Rabu, 17 Desember 2008

CATATAN PIALA AFF 2008: Kalah Kelas, Timnas Gagal Memberikan Kegembiraan

(Tulisan ini sudah dimuat di GOAL.com, http://www.goal.com/id-id/news/1387/nasional/2008/12/10/1005184/catatan-piala-aff-2008-kalah-kelas-timnas-gagal-memberikan-kegem)


Secara obyektif kita harus mengakui timnas sepakbola Indonesia saat ini bukan lagi yang terbaik di ASEAN.

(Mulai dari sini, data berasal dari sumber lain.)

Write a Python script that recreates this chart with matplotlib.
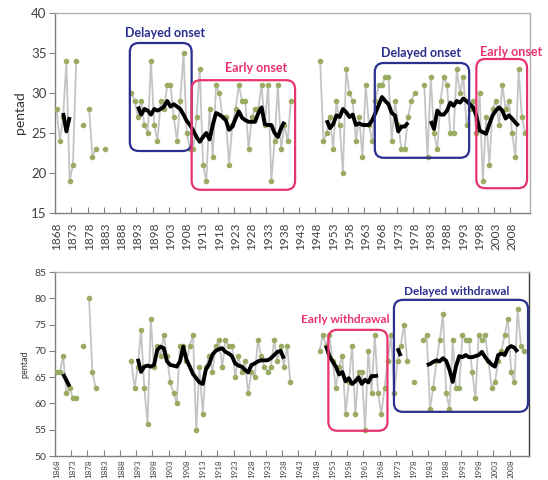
import numpy as np
import matplotlib
matplotlib.use("Agg")
import matplotlib.pyplot as plt
from matplotlib.patches import FancyBboxPatch
from matplotlib.ticker import FixedLocator, NullFormatter

plt.rcParams['font.family'] = ['Lato', 'DejaVu Sans']

N = None
years = list(range(1868, 2013))

# Monsoon onset pentad (grey series), 1868-2012
onset = [
    28, 24, 27, 34, 19, 21, 34, N, 26, N,          # 1868-1877
    28, 22, 23, N, N, 23, N, N, N, N,              # 1878-1887
    N, N, N, 30, 29, 27, 29, 26, 25, 34,           # 1888-1897
    26, 24, 29, 28, 31, 31, 27, 24, 29, 35,        # 1898-1907
    25, 23, 23, 27, 33, 21, 19, 28, 22, 31,        # 1908-1917
    30, 27, 27, 21, 26, 28, 31, 29, 29, 23,        # 1918-1927
    27, 28, 28, 31, 26, 31, 19, 24, 31, 23,        # 1928-1937
    26, 24, 29, N, N, N, N, N, N, N,               # 1938-1947
    N, 34, 24, 25, 27, 23, 29, 26, 20, 33,         # 1948-1957
    30, 29, 24, 27, 22, 31, 26, 24, 29, 31,        # 1958-1967
    31, 32, 32, 24, 29, 26, 23, 23, 27, 29,        # 1968-1977
    30, N, N, 31, 22, 32, 25, 23, 29, 32,          # 1978-1987
    31, 25, 25, 33, 30, 32, 26, 28, 29, 25,        # 1988-1997
    30, 19, 27, 21, 28, 29, 26, 31, 28, 29,        # 1998-2007
    25, 22, 33, 27, 25,                            # 2008-2012
]

# Onset running mean (black)
onset_mean = [
    N, N, 27.5, 25.2, 27, N, N, N, N, N,
    N, N, N, N, N, N, N, N, N, N,
    N, N, N, N, N, 28.3, 27.3, 28, 27.8, 27.3,
    28, 27.8, 28, 28.3, 29, 28.3, 28.6, 28.3, 28, 27.3,
    26.5, 26, 25.3, 24.5, 23.9, 24.5, 25, 24.2, 26, 27.5,
    27.3, 27, 26.6, 25.4, 25.8, 26.8, 27.7, 26.9, 26.6, 26.4,
    26.4, 26.4, 27.5, 28.2, 26.1, 26, 26, 25, 24.5, 25.6,
    26.4, N, N, N, N, N, N, N, N, N,
    N, N, N, 26.6, 25.6, 26.1, 27.2, 27, 28, 27.6,
    27, 27.3, 26, 26.2, 26, 26, 26, 26.6, 27.5, 28.5,
    29.5, 29, 28.6, 27.5, 27.2, 25.2, 25.8, 25.8, 26.3, N,
    N, N, N, N, N, 26.5, 25.5, 27.8, 27.3, 27.3,
    27.8, 28.8, 28.4, 29, 28.8, 29.3, 29, 28.6, 28.2, 27.2,
    25.3, 25.1, 24.9, 26.1, 27.2, 27.8, 28.2, 27.8, 26.8, 27.2,
    26.8, 26.3, 25.9, N, N,
]

# Monsoon withdrawal pentad (grey series), 1868-2012
withdrawal = [
    66, 66, 69, 62, 63, 61, 61, N, 71, N,          # 1868-1877
    80, 66, 63, N, N, N, N, N, N, N,               # 1878-1887
    N, N, N, 68, 63, 67, 74, 63, 56, 76,           # 1888-1897
    67, 71, 69, 73, 69, 64, 62, 60, 71, 71,        # 1898-1907
    68, 71, 73, 55, 67, 58, 67, 69, 66, 71,        # 1908-1917
    72, 67, 72, 71, 71, 65, 69, 66, 68, 62,        # 1918-1927
    66, 65, 72, 69, 67, 66, 67, 72, 68, 71,        # 1928-1937
    67, 71, 64, N, N, N, N, N, N, N,               # 1938-1947
    N, 70, 73, 71, 73, 68, 63, 67, 69, 58,         # 1948-1957
    64, 71, 58, 66, 66, 55, 70, 62, 73, 62,        # 1958-1967
    58, 63, 68, 73, 62, 68, 71, 75, 68, N,         # 1968-1977
    64, N, N, 72, 73, 59, 63, 68, 72, 77,          # 1978-1987
    62, 59, 72, 63, 63, 73, 72, 72, 66, 61,        # 1988-1997
    73, 72, 73, 68, 63, 64, 68, 70, 73, 76,        # 1998-2007
    66, 64, 78, 71, 70,                            # 2008-2012
]

# Withdrawal running mean (black)
withdrawal_mean = [
    N, N, 65.6, 64.4, 63.2, N, N, N, N, N,
    N, N, N, N, N, N, N, N, N, N,
    N, N, N, N, N, 68.5, 66, 67, 67.2, 67,
    67.3, 70.2, 70.8, 70.5, 68, 67.3, 67.2, 67, 68, 70.8,
    68.3, 67, 65.6, 64.8, 64, 63.7, 66.5, 67.5, 69.3, 70,
    70.3, 70.5, 69.8, 69.5, 69, 67.6, 67.2, 67, 66.4, 65.9,
    67.3, 67.6, 68, 68.2, 68.2, 68.2, 68.6, 69.2, 69.8, 70,
    68.5, N, N, N, N, N, N, N, N, N,
    N, N, N, 71, 69, 68, 67, 65.5, 66, 64.2,
    64.8, 63.7, 64.2, 65, 63.7, 64.5, 64, 65.2, 65.2, 65.3,
    N, N, N, N, N, 70.5, 69, N, N, N,
    N, N, N, N, 67.3, 67.5, 67.9, 68.2, 68, 68.6,
    68.1, 66.4, 64.1, 67, 69, 68.8, 69.2, 68.8, 68.8, 69,
    69.2, 69.8, 68.8, 68, 67.4, 67, 69.2, 69.5, 69.2, 70.5,
    70.9, 70.6, 69.8, N, N,
]

tick_years = list(range(1868, 2009, 5))
tick_labels = [str(y) for y in tick_years]

onset_ticks = [15, 20, 25, 30, 35, 40]
withdrawal_ticks = [50, 55, 60, 65, 70, 75, 80, 85]

# annotation boxes: (label, x0, x1, y0, y1, kind, text x, text y)
onset_boxes = [
    ("Delayed onset", 1890.5, 1909.5, 22.75, 36.25, "delayed", 1901.4, 37.5),
    ("Early onset", 1909.5, 1941.3, 17.9, 31.6, "early", 1929.2, 33.1),
    ("Delayed onset", 1965.8, 1994.8, 21.9, 33.75, "delayed", 1980.0, 35.0),
    ("Early onset", 1997.0, 2012.6, 18.1, 34.25, "early", 2007.8, 35.1),
]
withdrawal_boxes = [
    ("Early withdrawal", 1951.7, 1969.9, 54.8, 74.0, "early", 1957.0, 75.9),
    ("Delayed withdrawal", 1971.9, 2013.2, 58.4, 79.7, "delayed", 1991.3, 81.2),
]

BLUE = "#2b2f8e"
PINK = "#e8336c"
GREY = "#c4c4c4"
DOT = "#9aab62"
colors = {"delayed": BLUE, "early": PINK}

W, H = 548, 480
fig = plt.figure(figsize=(W / 100, H / 100), dpi=100)

def to_arr(v):
    return np.array([np.nan if a is None else a for a in v], dtype=float)

def panel(rect, vals, mean, ylim, yticks, boxes, tick_fs, ylabel_fs, label_fs,
          label_pad, ann_fs):
    ax = fig.add_axes(rect)
    x = np.array(years, dtype=float)
    v = to_arr(vals)
    m = to_arr(mean)
    ax.plot(x, v, color=GREY, lw=1.3, zorder=2)
    ax.plot(x, v, ls='none', marker='o', ms=3.0, mfc=DOT, mec=DOT, zorder=3)
    ax.plot(x, m, color='black', lw=2.8, zorder=4, solid_capstyle='butt')
    ax.set_xlim(1867.5, 2013.5)
    ax.set_ylim(*ylim)
    ax.set_yticks(yticks)
    ax.tick_params(axis='y', direction='out', length=4, width=0.8, color='#808080',
                   labelsize=tick_fs, labelcolor='#404040', pad=2)
    ax.xaxis.set_major_locator(FixedLocator(tick_years))
    ax.set_xticklabels(tick_labels, rotation=90)
    ax.tick_params(axis='x', which='major', length=0, labelsize=label_fs,
                   labelcolor='#404040', pad=label_pad)
    ax.xaxis.set_minor_locator(FixedLocator([t - 0.5 for t in tick_years[1:]]))
    ax.xaxis.set_minor_formatter(NullFormatter())
    ax.tick_params(axis='x', which='minor', direction='in', length=4, width=0.8, color='#808080')
    ax.set_ylabel('pentad', fontsize=ylabel_fs, color='#333333', labelpad=4)
    for s in ['left', 'bottom']:
        ax.spines[s].set_color('#7f7f7f')
        ax.spines[s].set_linewidth(1.0)
    for s in ['top', 'right']:
        ax.spines[s].set_color('#b0b0b0')
        ax.spines[s].set_linewidth(1.0)
    fig_w_px = rect[2] * W
    fig_h_px = rect[3] * H
    px_x = fig_w_px / (2013.5 - 1867.5)
    px_y = fig_h_px / (ylim[1] - ylim[0])
    aspect = px_x / px_y
    for (lab, x0, x1, y0, y1, kind, tx, ty) in boxes:
        c = colors[kind]
        r = 9.0 / px_x
        p = FancyBboxPatch((x0, y0), x1 - x0, y1 - y0,
                           boxstyle=f"round,pad=0,rounding_size={r}",
                           mutation_aspect=aspect, fill=False, ec=c, lw=1.6,
                           zorder=5, clip_on=False)
        ax.add_patch(p)
        ax.text(tx, ty, lab, color=c, fontsize=ann_fs, fontweight='bold',
                ha='center', va='center', zorder=6, clip_on=False)
    return ax

ax1 = panel([55 / W, (H - 213) / H, 475 / W, 200 / H], onset, onset_mean,
            (15, 40), onset_ticks, onset_boxes, 9.5, 10, 8.5, 7, 9)
ax2 = panel([55 / W, (H - 456) / H, 474 / W, 184 / H], withdrawal, withdrawal_mean,
            (50, 85), withdrawal_ticks, withdrawal_boxes, 7.5, 6.5, 5.8, 2.5, 8.5)
ax2.spines['right'].set_color('#404040')

fig.savefig('out.png', dpi=100)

Keinginan Pelatih Tim Nasional Indonesia Benny Dollo dan Kapten Tim Charis Yulianto yang ingin memberikan kemenangan di pertandingan terakhir babak penyisihan Grup A turnamen AFF Suzuki Cup 2008 hanyalah sebuah retorika belaka. Tak belih daripada psy-war menjelang pertandingan. Hanya sebuah perang urat syaraf, perang kata-kata kepada tim lawan menjelang pertandingan.

Ketika menghadapi pertandingan yang sesungguhnya, ternyata, hanya sebuah utopia. Mengharapkan yang tak mungkin sama sekali. Kemenangan yang diinginkan Pelatih Bendol dan Kapten Charis sebagai sebuah harga mati cuma khayalan semata.

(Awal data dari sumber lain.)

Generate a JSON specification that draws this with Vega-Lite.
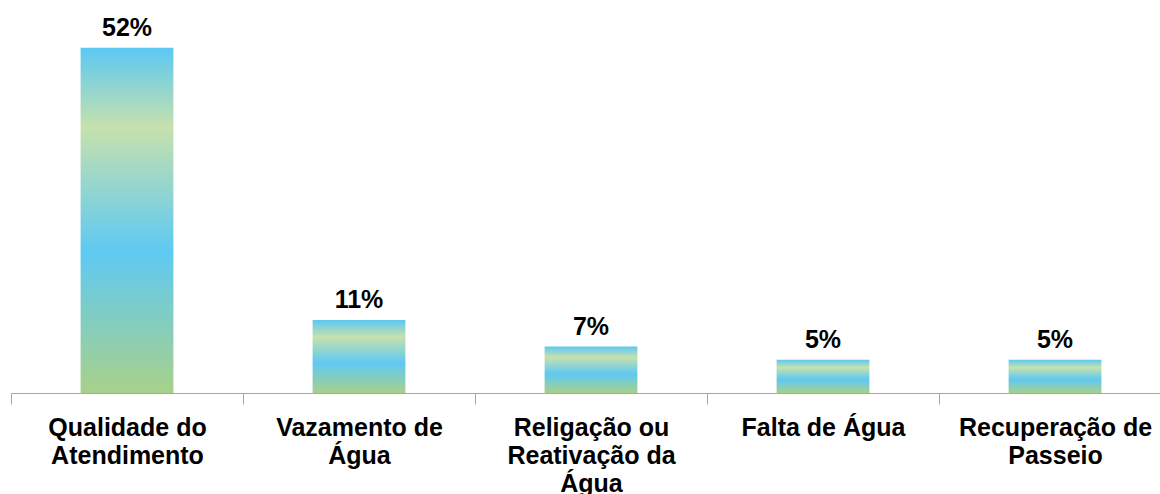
{
  "$schema": "https://vega.github.io/schema/vega-lite/v6.json",
  "width": 1149,
  "height": 393,
  "autosize": {"type": "none"},
  "padding": {"left": 11, "top": 0, "right": 0, "bottom": 101},
  "background": "white",
  "config": {"view": {"stroke": null}},
  "data": {
    "values": [
      {"categoria": "Qualidade do Atendimento", "percentual": 0.52},
      {"categoria": "Vazamento de Água", "percentual": 0.11},
      {"categoria": "Religação ou Reativação da Água", "percentual": 0.07},
      {"categoria": "Falta de Água", "percentual": 0.05},
      {"categoria": "Recuperação de Passeio", "percentual": 0.05}
    ]
  },
  "encoding": {
    "x": {
      "field": "categoria",
      "type": "nominal",
      "sort": null,
      "scale": {"paddingInner": 0, "paddingOuter": 0, "range": [0, 1160]},
      "axis": {
        "title": null,
        "labelAngle": 0,
        "tickBand": "extent",
        "tickSize": 11,
        "tickColor": "#a6a6a6",
        "domainColor": "#a6a6a6",
        "labelFont": "Liberation Sans",
        "labelFontWeight": "bold",
        "labelFontSize": 25,
        "labelColor": "#000000",
        "labelBaseline": "top",
        "labelPadding": 11,
        "labelLineHeight": 28,
        "labelLimit": 0,
        "labelOverlap": false,
        "labelFlush": false,
        "labelBound": false,
        "labelExpr": "datum.value == 'Qualidade do Atendimento' ? ['Qualidade do', 'Atendimento'] : datum.value == 'Vazamento de Água' ? ['Vazamento de', 'Água'] : datum.value == 'Religação ou Reativação da Água' ? ['Religação ou', 'Reativação da', 'Água'] : datum.value == 'Recuperação de Passeio' ? ['Recuperação de', 'Passeio'] : datum.label"
      }
    },
    "y": {
      "field": "percentual",
      "type": "quantitative",
      "scale": {"domain": [0, 0.592]},
      "axis": null
    }
  },
  "layer": [
    {
      "mark": {
        "type": "bar",
        "width": {"band": 0.4},
        "color": {
          "gradient": "linear",
          "x1": 0, "y1": 0, "x2": 0, "y2": 1,
          "stops": [
            {"offset": 0, "color": "#5cc8f3"},
            {"offset": 0.23, "color": "#c6e1ad"},
            {"offset": 0.59, "color": "#5fc9f3"},
            {"offset": 1, "color": "#a8d18a"}
          ]
        }
      }
    },
    {
      "mark": {
        "type": "text",
        "baseline": "alphabetic",
        "dy": -12,
        "font": "Liberation Sans",
        "fontWeight": "bold",
        "fontSize": 25,
        "color": "#000000"
      },
      "encoding": {
        "text": {"field": "percentual", "type": "quantitative", "format": ".0%"}
      }
    }
  ]
}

Di atas lapangan timnas Indonesia tak membuktikannya dengan tindakan nyata. Pelatih Bendol menerapkan permainan tanpa taktik dan strategi yang jitu. Sementara Charis cs bermain seadannya. Dibanding dua pertandingan sebelumnya saat melawan Myanmar dan Kamboja, ini merupakan pertandingan terburuk Indonesia sepanjang babak penyisihan AFF Suzuki Cup 2008. Indonesia bermain menyerang tanpa bentuk, variasi, dan kreativitas.

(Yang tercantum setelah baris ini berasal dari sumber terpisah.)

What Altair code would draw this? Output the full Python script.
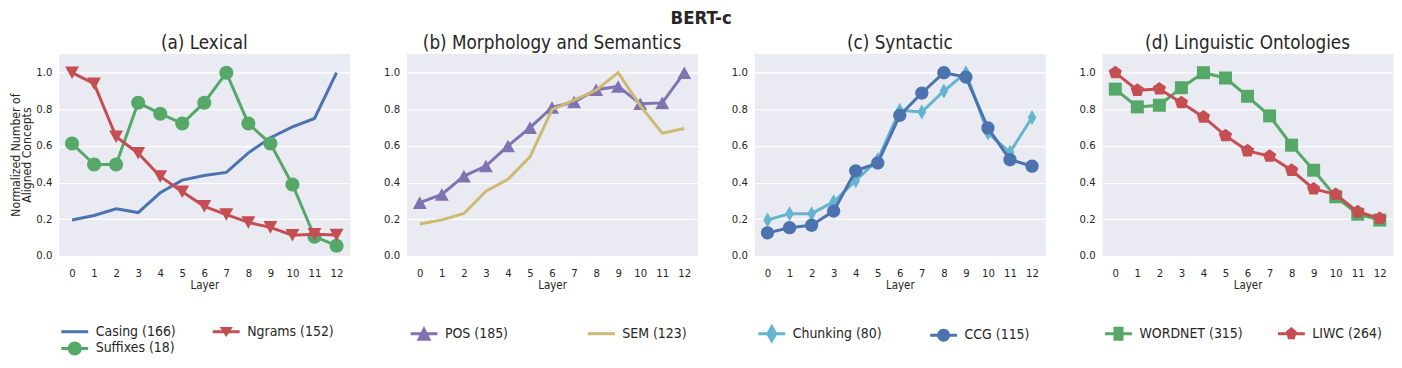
import altair as alt
import pandas as pd
import math

FONT = "DejaVu Sans Condensed, DejaVu Sans, sans-serif"
TEXT = "#262626"

layer_ids = list(range(13))

casing = [0.195, 0.22, 0.256, 0.236, 0.344, 0.413, 0.438, 0.455, 0.562, 0.645, 0.704, 0.75, 1.0]
suffixes = [0.613, 0.498, 0.498, 0.836, 0.776, 0.722, 0.836, 1.0, 0.722, 0.613, 0.389, 0.104, 0.055]
ngrams = [1.0, 0.94, 0.65, 0.56, 0.433, 0.35, 0.27, 0.225, 0.182, 0.155, 0.112, 0.117, 0.113]
pos = [0.29, 0.335, 0.435, 0.49, 0.6, 0.7, 0.81, 0.84, 0.907, 0.925, 0.83, 0.835, 1.0]
sem = [0.173, 0.196, 0.231, 0.353, 0.418, 0.54, 0.798, 0.85, 0.904, 1.0, 0.82, 0.67, 0.695]
chunking = [0.195, 0.23, 0.23, 0.295, 0.41, 0.525, 0.795, 0.785, 0.9, 1.0, 0.67, 0.565, 0.755]
ccg = [0.125, 0.153, 0.167, 0.244, 0.464, 0.507, 0.767, 0.889, 1.0, 0.976, 0.698, 0.525, 0.489]
wordnet = [0.91, 0.813, 0.822, 0.918, 1.0, 0.971, 0.871, 0.764, 0.604, 0.467, 0.322, 0.227, 0.195]
liwc = [1.0, 0.904, 0.911, 0.836, 0.758, 0.656, 0.573, 0.544, 0.467, 0.365, 0.335, 0.24, 0.204]

panel_titles = ["(a) Lexical", "(b) Morphology and Semantics", "(c) Syntactic", "(d) Linguistic Ontologies"]

# (label, values, colour, marker) ; draw order = list order
panel_series = [
    [("Casing (166)", casing, "#4C72B0", None),
     ("Suffixes (18)", suffixes, "#55A868", "circle"),
     ("Ngrams (152)", ngrams, "#C44E52", "tri_down")],
    [("POS (185)", pos, "#8172B2", "tri_up"),
     ("SEM (123)", sem, "#CCB974", None)],
    [("Chunking (80)", chunking, "#64B5CD", "thin_diamond"),
     ("CCG (115)", ccg, "#4C72B0", "circle_s")],
    [("WORDNET (315)", wordnet, "#55A868", "square"),
     ("LIWC (264)", liwc, "#C44E52", "pentagon")],
]
# legend entry order (row-major, 2 columns)
legend_order = [
    ["Casing (166)", "Ngrams (152)", "Suffixes (18)"],
    ["POS (185)", "SEM (123)"],
    ["Chunking (80)", "CCG (115)"],
    ["WORDNET (315)", "LIWC (264)"],
]


def poly(pts):
    return "M" + "L".join(f"{x:.3f},{y:.3f}" for x, y in pts) + "Z"


def circ(r):
    return f"M{-r},0A{r},{r} 0 1,1 {r},0A{r},{r} 0 1,1 {-r},0Z"


def penta(rx, ry):
    pts = []
    for k in range(5):
        a = math.radians(-90 + 72 * k)
        pts.append((rx * math.cos(a), ry * math.sin(a)))
    return poly(pts)


# plot marker shapes (unit = 7 px at size 196)
MARK = {
    "circle": circ(1),
    "circle_s": circ(0.95),
    "tri_down": poly([(-1, -0.9), (1, -0.9), (0, 0.9)]),
    "tri_up": poly([(0, -0.9), (1, 0.9), (-1, 0.9)]),
    "thin_diamond": poly([(0, -1.07), (0.62, 0), (0, 1.07), (-0.62, 0)]),
    "square": poly([(-0.93, -0.93), (0.93, -0.93), (0.93, 0.93), (-0.93, 0.93)]),
    "pentagon": penta(1.0, 1.0),
}

# legend glyphs (unit = 9.5 px at size 361)
LINE = "M-1.42,-0.158H1.42V0.158H-1.42Z"
LEG = {
    None: LINE,
    "circle": LINE + circ(0.74),
    "circle_s": LINE + circ(0.68),
    "tri_down": LINE + poly([(-0.7, -0.5), (0.7, -0.5), (0, 0.55)]),
    "tri_up": LINE + poly([(0, -0.8), (0.78, 0.75), (-0.78, 0.75)]),
    "thin_diamond": LINE + poly([(0, -1.05), (0.6, 0), (0, 1.05), (-0.6, 0)]),
    "square": LINE + poly([(-0.53, -0.74), (0.53, -0.74), (0.53, 0.74), (-0.53, 0.74)]),
    "pentagon": LINE + penta(0.6, 0.72),
}

legend_pos = [(6.5, 269.5), (8, 271.5), (8, 271.5), (7, 271.5)]
legend_colpad = [37, 80, 48.5, 34.5]

charts = []
for pi in range(4):
    series = panel_series[pi]
    rows = []
    for name, vals, col, mk in series:
        for x, v in zip(layer_ids, vals):
            rows.append({"layer": x, "value": v, "series": name})
    df = pd.DataFrame(rows)

    names = legend_order[pi]
    cmap = {s[0]: s[2] for s in series}
    mmap = {s[0]: s[3] for s in series}
    shape_expr = "{" + ",".join(f"'{n}':'{LEG[mmap[n]]}'" for n in names) + "}[datum.value]"
    fill_expr = "{" + ",".join(f"'{n}':'{cmap[n]}'" for n in names) + "}[datum.value]"

    legend = alt.Legend(
        orient="none", legendX=legend_pos[pi][0], legendY=legend_pos[pi][1],
        direction="horizontal", columns=2, columnPadding=legend_colpad[pi], rowPadding=0,
        symbolSize=361, symbolStrokeWidth=0, labelOffset=11.5, labelFontSize=14,
        labelFont=FONT, labelColor=TEXT, title=None, padding=0,
        symbolType={"expr": shape_expr}, symbolFillColor={"expr": fill_expr},
        symbolOpacity=1,
    )
    scale_c = alt.Scale(domain=names, range=[cmap[n] for n in names])
    color = alt.Color("series:N", scale=scale_c, legend=legend)

    xenc = alt.X("layer:Q", scale=alt.Scale(domain=[-0.6, 12.6], nice=False, zero=False),
                 axis=alt.Axis(values=layer_ids, format="d", title="Layer", grid=False,
                               labelPadding=12, titlePadding=1, labelFlush=False))
    yaxis = dict(values=[0, 0.2, 0.4, 0.6, 0.8, 1.0], format=".1f", labelPadding=7,
                 gridColor="white", gridWidth=1.2)
    if pi == 0:
        yaxis["title"] = ["Normalized Number of", "Aligned Concepts"]
        yaxis["titlePadding"] = 2
        yaxis["titleLineHeight"] = 11.5
        yaxis["titleFontSize"] = 12.2
    else:
        yaxis["title"] = ""
    yenc = alt.Y("value:Q", scale=alt.Scale(domain=[0, 1.105], nice=False), axis=alt.Axis(**yaxis))

    lays = []
    for name, vals, col, mk in series:
        base = alt.Chart(df).transform_filter(alt.datum.series == name)
        lays.append(base.mark_line(strokeWidth=3).encode(x=xenc, y=yenc, color=color))
        if mk is not None:
            lays.append(base.mark_point(filled=True, size=196, opacity=1, strokeWidth=0,
                                        shape=MARK[mk]).encode(x=xenc, y=yenc, color=color))
    ch = alt.layer(*lays).properties(
        width=292, height=203,
        title=alt.TitleParams(panel_titles[pi], fontSize=18.8, font=FONT, fontWeight="normal",
                              color=TEXT, offset=1, anchor="middle"))
    charts.append(ch)

chart = alt.hconcat(
    *charts, spacing=57, bounds="flush",
    title=alt.TitleParams("BERT-c", fontSize=18.5, font=FONT, fontWeight="bold", color=TEXT,
                          anchor="middle", offset=6),
).resolve_scale(color="independent").properties(
    padding={"left": 0, "top": 0, "right": 0, "bottom": 0}
).configure_view(fill="#EAEAF2", stroke="transparent").configure_axis(
    domain=False, ticks=False, tickSize=0, labelFont=FONT, labelFontSize=11.3, labelColor=TEXT,
    titleFont=FONT, titleFontSize=11.5, titleFontWeight="normal", titleColor=TEXT,
)

chart.save("out.html", embed_options={"renderer": "svg", "actions": False})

Padahal, Singapura memilih bermain defensif dan mengandalkan serangan balik. Parahnya lagi, gol-gol kemenangan Singapura dihasilkan melalui bola-bola mati di awal-awal babak pertama dan babak kedua, tepatnya di menit ke-2 dan ke-50.

Pada pertandingan penting untuk menentukan juara grup, Pelatih Bendol masih mempercayakan the winning team di dua pertandingan sebelumnya saat menang 3-0 atas Myanmar dan 4-0 atas Kamboja. Banyak pihak yang menyayangkan Pelatih Bendol tidak menurunkan pemain-pemain yang punya gairah, punya nyali dan semangat tinggi, seperti Syamsul Bachri dan Aliyudin, sebagai pemain inti. Baik Syamsul dan Aliyudin keduanya merupakan pemain yang rajin menjelajah lapangan dan membuka ruang peluang saat menyerang. Mereka juga pemain-pemain yang mampu membakar semangat tim.

Ketika ditanya kenapa Pelatih Bendol tidak melakukan rotasi pemain, ia memberi jawaban yang sangat sumir. ”Kalau saya merotasi pemain dan ternyata kalah, nanti saya diserang juga,” kata Pelatih Bendol dengan nada tinggi saat konferensi pers usai pertandingan. Sebuah jawaban yang sama sekali tidak bertanggungjawab dari seorang pelatih yang sudah kehilangan akal sehatnya.

Iming-iming BTN memberikan bonus Rp 1 miliar sama sekali tidak menggugah rasa para pemain untuk menjadi yang terbaik di ASEAN. Mungkin, karena itu pula BTN berani memberikan bonus setara peraih medali emas Olimpiade. BTN, mungkin, tahu sulit memacu semangat pemain. Satu-satunya yang memungkinkan adalah memberi uang segudang. Terlebih lagi banyak pemain yang mata duitan. Tapi tetap saja pancingan itu sama sekali tak berarti apa-apa untuk memompa semangat pemain meraih kemenangan.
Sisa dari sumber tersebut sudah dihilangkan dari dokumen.